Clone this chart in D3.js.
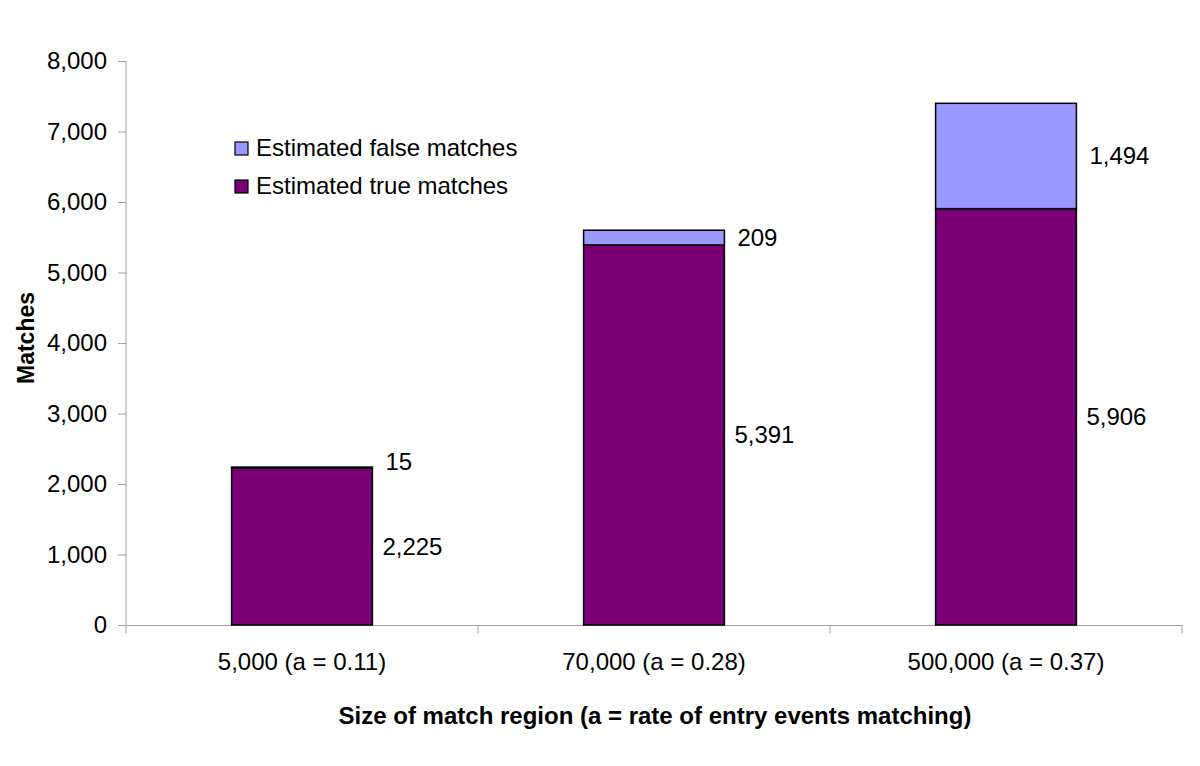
<!DOCTYPE html>
<html>
<head>
<meta charset="utf-8">
<script src="https://cdn.jsdelivr.net/npm/d3@7"></script>
<style>
  body { margin: 0; background: #fff; }
  svg { display: block; font-family: 'Liberation Sans', Arial, sans-serif; }
</style>
</head>
<body>
<div id="chart"></div>
<script>
/* ── DATA ── */
const categories   = ['5,000 (a = 0.11)', '70,000 (a = 0.28)', '500,000 (a = 0.37)'];
const trueMatches  = [2225, 5391, 5906];
const falseMatches = [15, 209, 1494];
const yTicks       = [0, 1000, 2000, 3000, 4000, 5000, 6000, 7000, 8000];
const seriesNames  = ['Estimated false matches', 'Estimated true matches'];

/* ── CONSTANTS ── */
const W = 1200, H = 766;
const MARGIN = { top: 61, right: 18, bottom: 141, left: 126 };
const TRUE_COLOR  = '#7b0078';
const FALSE_COLOR = '#9999ff';
const AXIS_COLOR  = '#a0a0a0';
const FONT_SIZE   = 24;

const innerW = W - MARGIN.left - MARGIN.right;
const innerH = H - MARGIN.top - MARGIN.bottom;

const svg = d3.select('#chart').append('svg').attr('width', W).attr('height', H);
const g   = svg.append('g').attr('transform', `translate(${MARGIN.left},${MARGIN.top})`);

const x = d3.scaleBand().domain(categories).range([0, innerW]).padding(0);
const y = d3.scaleLinear().domain([0, 8000]).range([innerH, 0]);
const barW = x.bandwidth() * 0.4;
const fmt = d3.format(',');

/* axes */
g.append('g').attr('transform', `translate(0,${innerH})`)
  .call(d3.axisBottom(x).tickSize(0).tickPadding(28))
  .call(ax => ax.select('.domain').attr('stroke', AXIS_COLOR))
  .call(ax => ax.selectAll('text').style('font-size', FONT_SIZE + 'px').attr('fill', '#000'));

// category boundary ticks on the x axis
g.append('g').selectAll('line')
  .data(d3.range(categories.length + 1))
  .join('line')
  .attr('x1', i => i * x.step()).attr('x2', i => i * x.step())
  .attr('y1', innerH).attr('y2', innerH + 8)
  .attr('stroke', AXIS_COLOR);

g.append('g')
  .call(d3.axisLeft(y).tickValues(yTicks).tickFormat(fmt).tickSize(8).tickPadding(11))
  .call(ax => ax.select('.domain').attr('stroke', AXIS_COLOR).attr('d', `M0,0V${innerH}`))
  .call(ax => ax.selectAll('line').attr('stroke', AXIS_COLOR))
  .call(ax => ax.selectAll('text').style('font-size', FONT_SIZE + 'px').attr('fill', '#000'));

/* bars */
const bars = g.append('g');
categories.forEach((c, i) => {
  const x0 = x(c) + (x.bandwidth() - barW) / 2;
  const t = trueMatches[i], f = falseMatches[i];
  bars.append('rect')
    .attr('x', x0).attr('y', y(t)).attr('width', barW).attr('height', y(0) - y(t))
    .attr('fill', TRUE_COLOR).attr('stroke', '#000').attr('stroke-width', 1.5);
  bars.append('rect')
    .attr('x', x0).attr('y', y(t + f)).attr('width', barW).attr('height', y(t) - y(t + f))
    .attr('fill', FALSE_COLOR).attr('stroke', '#000').attr('stroke-width', 1.5);

  // value labels, to the right of each segment
  const lx = x0 + barW + 10;
  g.append('text')
    .attr('x', lx).attr('y', y(t / 2)).attr('dy', '0.35em')
    .style('font-size', FONT_SIZE + 'px').text(fmt(t));
  g.append('text')
    .attr('x', lx + 3).attr('y', Math.min(y(t + f / 2), y(t) - 7)).attr('dy', '0.35em')
    .style('font-size', FONT_SIZE + 'px').text(fmt(f));
});

/* legend */
const legend = svg.append('g').attr('transform', 'translate(235,148)');
[FALSE_COLOR, TRUE_COLOR].forEach((col, i) => {
  const row = legend.append('g').attr('transform', `translate(0,${i * 38})`);
  row.append('rect').attr('x', 0).attr('y', -6).attr('width', 13).attr('height', 13)
    .attr('fill', col).attr('stroke', '#000').attr('stroke-width', 1.2);
  row.append('text').attr('x', 21).attr('y', 0).attr('dy', '0.35em')
    .style('font-size', FONT_SIZE + 'px').text(seriesNames[i]);
});

/* axis titles */
svg.append('text')
  .attr('transform', `translate(26,${MARGIN.top + innerH / 2 - 5}) rotate(-90)`)
  .attr('text-anchor', 'middle').attr('dy', '0.35em')
  .style('font-size', '23px').style('font-weight', 'bold')
  .text('Matches');

svg.append('text')
  .attr('x', 655).attr('y', 716).attr('dy', '0.35em')
  .attr('text-anchor', 'middle')
  .style('font-size', FONT_SIZE + 'px').style('font-weight', 'bold')
  .text('Size of match region (a = rate of entry events matching)');
</script>
</body>
</html>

# [DIRECTION]
With all pictures left out, please transcribe exactly the lines from the start of the material through the line with "matches', 'Estimated true matches'];".

# [ANSWER TO THE PROBLEM]
Clone this chart in D3.js.
<!DOCTYPE html>
<html>
<head>
<meta charset="utf-8">
<script src="https://cdn.jsdelivr.net/npm/d3@7"></script>
<style>
  body { margin: 0; background: #fff; }
  svg { display: block; font-family: 'Liberation Sans', Arial, sans-serif; }
</style>
</head>
<body>
<div id="chart"></div>
<script>
/* ── DATA ── */
const categories   = ['5,000 (a = 0.11)', '70,000 (a = 0.28)', '500,000 (a = 0.37)'];
const trueMatches  = [2225, 5391, 5906];
const falseMatches = [15, 209, 1494];
const yTicks       = [0, 1000, 2000, 3000, 4000, 5000, 6000, 7000, 8000];
const seriesNames  = ['Estimated false matches', 'Estimated true matches'];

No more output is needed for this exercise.